Intellectual Property doesn’t equal patent!

Very often we (researchers, Technology Transfer Office staff, university management) equate Intellectual Property protection and management with patenting. This is probably natural because patenting is so expensive that it makes sense to focus on resolving outstanding technical issues and trying to license the technology before costs start climbing. Also, patenting is an obvious way to license technology: it feels like a neat little package (even if it isn’t) that can be written into a license agreement or reported on to management.

However, we need to look beyond patents when we think about our Intellectual Property. Sometimes it is not appropriate to patent, we must rather do a design registration, or even keep knowledge secret as knowhow. Software and databases can be protected by copyright and can often be more quickly taken to the market than a patent.

By thinking in this way we can get more researchers in more diverse fields aware of Intellectual Property. No longer do we focus on Science, Engineering and Technology. Researchers from Arts to Architecture, from Business to Design, can understand, develop and benefit from the commercialisation of Intellectual Property. We may even find Intellectual Property in university services such as Student Counselling.

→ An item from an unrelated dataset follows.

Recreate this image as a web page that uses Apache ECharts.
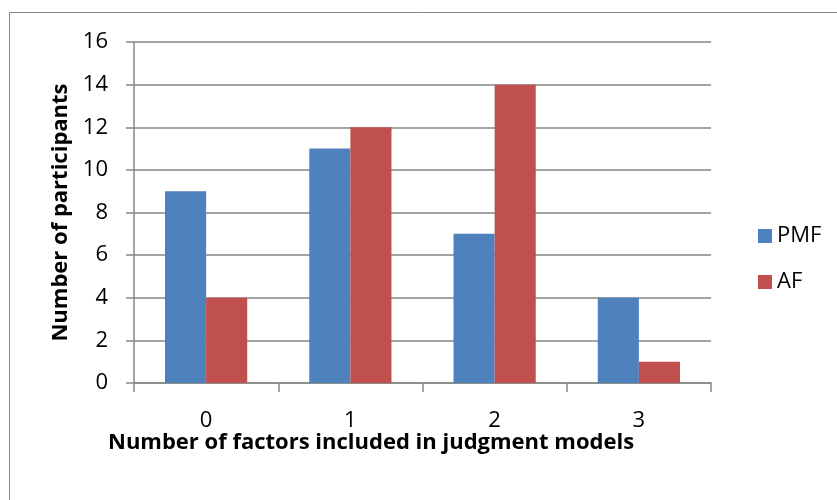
<!DOCTYPE html>
<html><head><meta charset="utf-8">
<script src="https://cdn.jsdelivr.net/npm/echarts@6/dist/echarts.min.js"></script>
<style>html,body{margin:0;padding:0;background:#fff}#c{width:837px;height:500px}</style>
</head><body><div id="c"></div>
<script>
const categories = ['0', '1', '2', '3'];
const pmfValues = [9, 11, 7, 4];
const afValues = [4, 12, 14, 1];
const yTicks = { min: 0, max: 16, interval: 2 };
const FONT = '"Open Sans", "Liberation Sans", Arial, sans-serif';
const chart = echarts.init(document.getElementById('c'), null, { renderer: 'canvas' });
chart.setOption({
  animation: false,
  backgroundColor: '#fff',
  graphic: [
    { type: 'rect', shape: { x: 9.5, y: 12.5, width: 900, height: 600 }, style: { fill: 'none', stroke: '#868686', lineWidth: 1 }, z: -1 },
    { type: 'text', left: 108, top: 432, style: { text: 'Number of factors included in judgment models', font: 'bold 22px ' + FONT, fill: '#000' } }
  ],
  legend: {
    orient: 'vertical', left: 753, top: 220, itemWidth: 14, itemHeight: 14, itemGap: 24,
    icon: 'rect',
    textStyle: { fontFamily: FONT, fontSize: 22, color: '#000' },
    data: ['PMF', 'AF']
  },
  grid: { left: 134, right: 126, top: 42, bottom: 117, containLabel: false },
  xAxis: {
    type: 'category', data: categories,
    axisLine: { lineStyle: { color: '#868686', width: 1.5 } },
    axisTick: { show: true, length: 9, lineStyle: { color: '#868686', width: 1.5 }, alignWithLabel: false },
    axisLabel: { fontFamily: FONT, fontSize: 22, color: '#000', margin: 27 },
    splitLine: { show: false }
  },
  yAxis: {
    type: 'value', min: yTicks.min, max: yTicks.max, interval: yTicks.interval,
    name: 'Number of participants', nameLocation: 'middle', nameGap: 60,
    nameTextStyle: { fontFamily: FONT, fontSize: 22, fontWeight: 'bold', color: '#000' },
    axisLine: { show: true, lineStyle: { color: '#868686', width: 1.5 } },
    axisTick: { show: true, length: 8, lineStyle: { color: '#868686', width: 1.5 } },
    axisLabel: { fontFamily: FONT, fontSize: 22, color: '#000', margin: 26 },
    splitLine: { lineStyle: { color: '#868686', width: 1.5 } }
  },
  series: [
    { name: 'PMF', type: 'bar', data: pmfValues, barGap: '0%', barCategoryGap: '43%', itemStyle: { color: '#4F81BD' } },
    { name: 'AF', type: 'bar', data: afValues, barGap: '0%', barCategoryGap: '43%', itemStyle: { color: '#C0504D' } }
  ]
});
</script></body></html>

Since my office started in 2007, I have been working on a number of patented technologies. Only two are fully in the market, others are almost there or have been abandoned. Neither of the two that are in the market has covered their costs – yet. In contrast, our Student Counselling Centre developed two database programmes which we have licensed to four institutions, with two more licenses in the pipeline. And we have had very few costs. In the design field, we are currently commercialising five designs we registered last year and should be in the market early this year.

Don’t get me wrong - I am not saying to researchers that we won’t patent their inventions; it is just that I want to get away from the idea that only Science and Engineering researchers have any worthwhile Intellectual Property. So, if you are an Arts or Business student, approach your Technology Transfer Office with your research and discuss if it can be commercialised – you may be in for a surprise!